25.000 anti-Covid19 vaccines administrated at the hub of the Community of Sant’Egidio. For everyone’s protection.

Since 12th June 2021, in a wing of the old hospital San Gallicano – that currently hosts several activities having social, medical and cultural character – a hub for the administration of the vaccine run by Sant’Egidio is open thanks to the voluntary and free of charge commitment of 140 doctors, nurses, paramedics, and others who take care of the logistics and the administration.
The hub has been set after the request of General Figliuolo, at time Special Commissioner for the Covid emergency. In cooperation with the ASL Roma 1 and the Regione Lazio, its task was the administration of the jabs to those segments of the population which are marginalized for different reasons and would have been excluded from the vaccination campaign.
In 10 months, the hub has administrated more than 25,000 vaccine doses and reached 16,200 people: homeless people, refugees, asylum seekers, immigrants undergoing regularization, Roma, but also Italians who live in condition of serious marginality, foreign students, or nuns and members of the clergy temporary present in Italy.

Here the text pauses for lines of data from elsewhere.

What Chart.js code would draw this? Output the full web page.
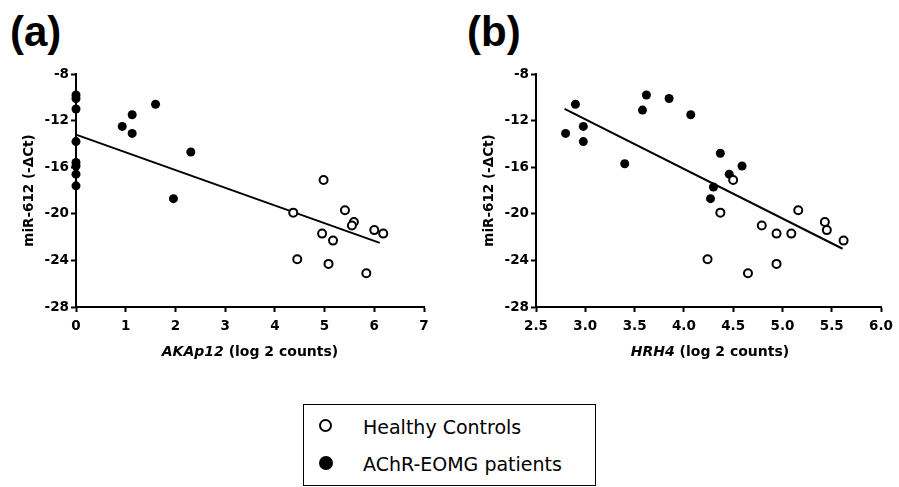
<!DOCTYPE html>
<html>
<head>
<meta charset="utf-8">
<script src="https://cdn.jsdelivr.net/npm/chart.js@4.4.1/dist/chart.umd.min.js"></script>
<style>
  html, body { margin: 0; padding: 0; background: #fff; }
  body { width: 899px; height: 487px; position: relative; overflow: hidden; font-family: 'DejaVu Sans', sans-serif; color: #000; }
  canvas { position: absolute; top: 0; }
  #chartA { left: 0; }
  #chartB { left: 460px; }
  .panel { position: absolute; top: 11px; font: bold 42px/42px 'Liberation Sans', Arial, sans-serif; }
  .xtitle { position: absolute; top: 343px; width: 348px; text-align: center; font-weight: bold; font-size: 14px; line-height: 17px; white-space: nowrap; }
  .legend { position: absolute; left: 303px; top: 404px; width: 293px; height: 82px; border: 1.5px solid #000; box-sizing: border-box; }
  .mk { position: absolute; border-radius: 50%; box-sizing: border-box; }
  .lt { position: absolute; left: 363px; font-size: 19px; line-height: 22px; white-space: nowrap; }
</style>
</head>
<body>
<div class="panel" style="left:10px">(a)</div>
<div class="panel" style="left:467px">(b)</div>

<canvas id="chartA" width="450" height="380"></canvas>
<canvas id="chartB" width="439" height="380"></canvas>

<div class="xtitle" style="left:76px"><i>AKAp12</i> (log 2 counts)</div>
<div class="xtitle" style="left:536px"><i>HRH4</i> (log 2 counts)</div>

<div class="legend"></div>
<div class="mk" style="left:318.5px; top:418.5px; width:13px; height:13px; border:2.5px solid #000; background:#fff"></div>
<div class="mk" style="left:319px; top:456px; width:14px; height:14px; background:#000"></div>
<div class="lt" style="top:416px">Healthy Controls</div>
<div class="lt" style="top:453px">AChR-EOMG patients</div>

<script>
// ── Données ────────────────────────────────────────────────────
// (a) AKAp12
const akapControlsX = [4.37, 4.45, 4.98, 4.95, 5.17, 5.08, 5.41, 5.59, 5.55, 6.00, 6.18, 5.84];
const akapControlsY = [-19.9, -23.9, -17.1, -21.7, -22.3, -24.3, -19.7, -20.7, -21.0, -21.4, -21.7, -25.1];
const akapPatientsX = [0, 0, 0, 0, 0, 0, 0, 0, 0.93, 1.13, 1.13, 1.60, 2.31, 1.96];
const akapPatientsY = [-9.8, -10.1, -11.0, -13.8, -15.6, -15.9, -16.6, -17.6, -12.5, -11.5, -13.1, -10.6, -14.7, -18.7];
const akapFitX = [0, 6.11];
const akapFitY = [-13.2, -22.5];

// (b) HRH4
const hrh4ControlsX = [4.50, 4.37, 4.24, 4.79, 4.94, 4.94, 5.09, 4.65, 5.16, 5.43, 5.45, 5.62];
const hrh4ControlsY = [-17.1, -19.9, -23.9, -21.0, -21.7, -24.3, -21.7, -25.1, -19.7, -20.7, -21.4, -22.3];
const hrh4PatientsX = [2.80, 2.90, 2.98, 2.98, 3.40, 3.58, 3.62, 3.85, 4.07, 4.37, 4.59, 4.46, 4.30, 4.27];
const hrh4PatientsY = [-13.1, -10.6, -12.5, -13.8, -15.7, -11.1, -9.8, -10.1, -11.5, -14.8, -15.9, -16.6, -17.7, -18.7];
const hrh4FitX = [2.79, 5.61];
const hrh4FitY = [-11.0, -23.0];

// Graduations
const yTicks = [-8, -12, -16, -20, -24, -28];
const xTicksA = [0, 1, 2, 3, 4, 5, 6, 7];
const xTicksB = [2.5, 3.0, 3.5, 4.0, 4.5, 5.0, 5.5, 6.0];

const FONT = 'DejaVu Sans';

function pts(xs, ys) {
  return xs.map((x, i) => ({ x, y: ys[i] }));
}

function makeChart(id, cfg) {
  const ctx = document.getElementById(id);
  return new Chart(ctx, {
    type: 'scatter',
    data: {
      datasets: [
        {
          label: 'Healthy Controls',
          data: pts(cfg.ctrlX, cfg.ctrlY),
          pointRadius: 4,
          pointBorderWidth: 2,
          pointBackgroundColor: '#fff',
          pointBorderColor: '#000',
          order: 0,
        },
        {
          label: 'AChR-EOMG patients',
          data: pts(cfg.patX, cfg.patY),
          pointRadius: 4.5,
          pointBorderWidth: 0,
          pointBackgroundColor: '#000',
          pointBorderColor: '#000',
          order: 1,
        },
        {
          label: 'fit',
          data: pts(cfg.fitX, cfg.fitY),
          showLine: true,
          pointRadius: 0,
          borderColor: '#000',
          borderWidth: 2,
          order: 2,
        },
      ],
    },
    options: {
      responsive: false,
      animation: false,
      events: [],
      clip: false,
      layout: { padding: { left: 0, top: 74, right: cfg.padRight, bottom: 0 } },
      plugins: { legend: { display: false }, tooltip: { enabled: false } },
      scales: {
        x: {
          type: 'linear',
          min: cfg.xMin,
          max: cfg.xMax,
          afterBuildTicks: s => { s.ticks = cfg.xTicks.map(v => ({ value: v })); },
          afterFit: s => { s.height = 73; },
          border: { color: '#000', width: 2 },
          grid: { drawOnChartArea: false, drawTicks: true, tickLength: 5, tickWidth: 2, tickColor: '#000' },
          ticks: {
            color: '#000',
            padding: 6,
            maxRotation: 0,
            autoSkip: false,
            font: { family: FONT, size: 13.5, weight: 'bold' },
            callback: v => cfg.xFmt(v),
          },
        },
        y: {
          type: 'linear',
          min: -28,
          max: -8,
          afterBuildTicks: s => { s.ticks = yTicks.map(v => ({ value: v })); },
          afterFit: s => { s.width = 76; },
          border: { color: '#000', width: 2 },
          grid: { drawOnChartArea: false, drawTicks: true, tickLength: 5, tickWidth: 2, tickColor: '#000' },
          ticks: {
            color: '#000',
            padding: 2,
            autoSkip: false,
            font: { family: FONT, size: 13.5, weight: 'bold' },
          },
          title: {
            display: true,
            text: 'miR-612 (-ΔCt)',
            color: '#000',
            font: { family: FONT, size: 13.5, weight: 'bold' },
            padding: { top: 21, bottom: 0 },
          },
        },
      },
    },
  });
}

makeChart('chartA', {
  ctrlX: akapControlsX, ctrlY: akapControlsY,
  patX: akapPatientsX, patY: akapPatientsY,
  fitX: akapFitX, fitY: akapFitY,
  xMin: 0, xMax: 7, xTicks: xTicksA, xFmt: v => String(v),
  padRight: 26,
});

makeChart('chartB', {
  ctrlX: hrh4ControlsX, ctrlY: hrh4ControlsY,
  patX: hrh4PatientsX, patY: hrh4PatientsY,
  fitX: hrh4FitX, fitY: hrh4FitY,
  xMin: 2.5, xMax: 6, xTicks: xTicksB, xFmt: v => v.toFixed(1),
  padRight: 14,
});
</script>
</body>
</html>
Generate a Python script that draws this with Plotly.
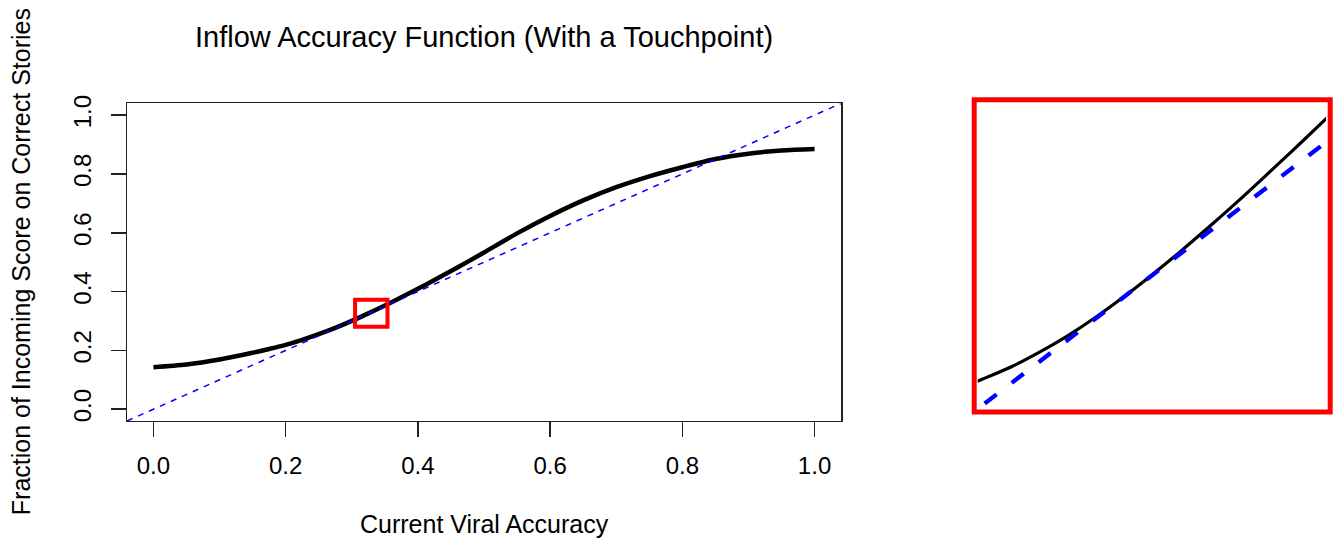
import plotly.graph_objects as go

# ---- data ----
accuracy = [0.00, 0.05, 0.10, 0.15, 0.175, 0.20, 0.225, 0.25, 0.275, 0.30, 0.325,
            0.35, 0.375, 0.40, 0.425, 0.45, 0.475, 0.50, 0.55, 0.60, 0.65, 0.70,
            0.75, 0.80, 0.85, 0.90, 0.95, 1.00]
inflow = [0.143, 0.152, 0.169, 0.192, 0.205, 0.219, 0.236, 0.255, 0.2765, 0.3003, 0.3258,
          0.3525, 0.3805, 0.4095, 0.4395, 0.470, 0.501, 0.533, 0.598, 0.657, 0.710, 0.755,
          0.792, 0.823, 0.851, 0.869, 0.880, 0.885]
diag = [-0.04, 1.04]                       # reference line y = x
tick_vals = [0.0, 0.2, 0.4, 0.6, 0.8, 1.0]
tick_text = ["0.0", "0.2", "0.4", "0.6", "0.8", "1.0"]
zoom_box_x = [0.305, 0.354]
zoom_box_y = [0.2805, 0.3726]
main_range = [-0.04, 1.04]
inset_x_range = [0.17, 0.48]
inset_y_range = [0.17, 0.5255]

title_text = "Inflow Accuracy Function (With a Touchpoint)"
x_title = "Current Viral Accuracy"
y_title = "Fraction of Incoming Score on Correct Stories"

W, H = 1340, 539
FONT = "Liberation Sans, Arial, Helvetica, sans-serif"


def px(v):
    return v / W


def py(v):
    return 1 - v / H


fig = go.Figure()

# main panel
fig.add_trace(go.Scatter(x=accuracy, y=inflow, mode="lines",
                         line=dict(color="black", width=4.5, shape="spline", smoothing=0.8),
                         xaxis="x", yaxis="y", hoverinfo="skip"))
fig.add_trace(go.Scatter(x=diag, y=diag, mode="lines",
                         line=dict(color="#0000FF", width=1.5, dash="6px,6px"),
                         xaxis="x", yaxis="y", hoverinfo="skip"))

# inset (zoomed view)
fig.add_trace(go.Scatter(x=accuracy, y=inflow, mode="lines",
                         line=dict(color="black", width=3.2, shape="spline", smoothing=0.8),
                         xaxis="x2", yaxis="y2", hoverinfo="skip"))
fig.add_trace(go.Scatter(x=diag, y=diag, mode="lines",
                         line=dict(color="#0000FF", width=4.3, dash="15px,19px"),
                         xaxis="x2", yaxis="y2", hoverinfo="skip"))

axis_common = dict(
    range=main_range, tickvals=tick_vals, ticktext=tick_text,
    ticks="outside", ticklen=15, tickwidth=1.5, tickcolor="#222222",
    showline=True, mirror=True, linecolor="#222222", linewidth=1.5,
    showgrid=False, zeroline=False,
    tickfont=dict(family=FONT, size=24, color="black"),
)

fig.update_layout(
    width=W, height=H,
    margin=dict(l=0, r=0, t=0, b=0),
    paper_bgcolor="white", plot_bgcolor="white",
    showlegend=False,
    xaxis=dict(domain=[px(127), px(841)], anchor="y", ticklabelstandoff=8, **axis_common),
    yaxis=dict(domain=[py(420), py(97)], anchor="x", tickangle=-90, ticklabelstandoff=10,
               **axis_common),
    xaxis2=dict(domain=[px(977.7), px(1326)], range=inset_x_range, anchor="y2", visible=False),
    yaxis2=dict(domain=[py(407.7), py(96.7)], range=inset_y_range, anchor="x2", visible=False),
    shapes=[
        dict(type="rect", xref="x", yref="y",
             x0=zoom_box_x[0], x1=zoom_box_x[1], y0=zoom_box_y[0], y1=zoom_box_y[1],
             line=dict(color="#FF0000", width=4), layer="above"),
        dict(type="rect", xref="paper", yref="paper",
             x0=px(974.2), x1=px(1330.2), y0=py(410.8), y1=py(93.2),
             line=dict(color="#FF0000", width=5), layer="above"),
    ],
    annotations=[
        dict(text=title_text, xref="paper", yref="paper", x=px(484), y=py(29),
             xanchor="center", yanchor="middle", showarrow=False,
             font=dict(family=FONT, size=29, color="black")),
        dict(text=x_title, xref="paper", yref="paper", x=px(484), y=py(525),
             xanchor="center", yanchor="middle", showarrow=False,
             font=dict(family=FONT, size=25, color="black")),
        dict(text=y_title, xref="paper", yref="paper", x=px(21), y=py(258.5),
             xanchor="center", yanchor="middle", showarrow=False, textangle=-90,
             font=dict(family=FONT, size=25, color="black")),
    ],
)

fig.write_html("out.html",
               config={"displayModeBar": False, "staticPlot": True},
               post_script="document.body.style.margin='0';document.body.style.overflow='hidden';")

That is a thorough people. There are different ages (87 percent are between 18 and 59, that is to say in working age); different nationalities: 146 (the Peruvian are the largest group, and the Italians are the fourth largest one). Most of them would be cut off the vaccination campaign, not because of their own choices, but due to lack of information and guidance, while it is impossible for them to assert their right to health and treatments.
The numbers are quite clear: only one in five of those people enjoyed any form of health care. For the rest of them, more than 81 percent (13,082 people), the access to the hub meant the possibility to emerge from a real ‘health-care invisibility’.      
That was a disastrous situation for the people who were deprived of the right to health, but also a failing in the national vaccination campaign, that the hub contributed to fix. Through a special desk connecting to the Regione Lazio, the Sant’Egidio’s hub workers, while they administrated the doses of the vaccine, could regularize the health-care status of thousands of people, that now can have access to the national health service, thanks to the service for temporary resident foreigners (STP) and European citizens (ENI). This way the hub helps to guarantee a right that the Italian Constitution rules and was denied until now: the Article 32 states that the Republic protects health as a fundamental right of the individual and collective interest and guarantees free care to the indigent.
At the same time the service the hub provided to single persons is a service to the collective health and protection too: many of those who had the jab are social and health workers or carers; their immunization reduces the risk of contagion for the vulnerable people they look after.
A health service for everyone – that is the firm belief of the voluntary workers who take part in this activity – is not a heavy charge, as someone often says, but a protection which includes who is marginalized, reaches different age brackets, and contribute to the common wellbeing.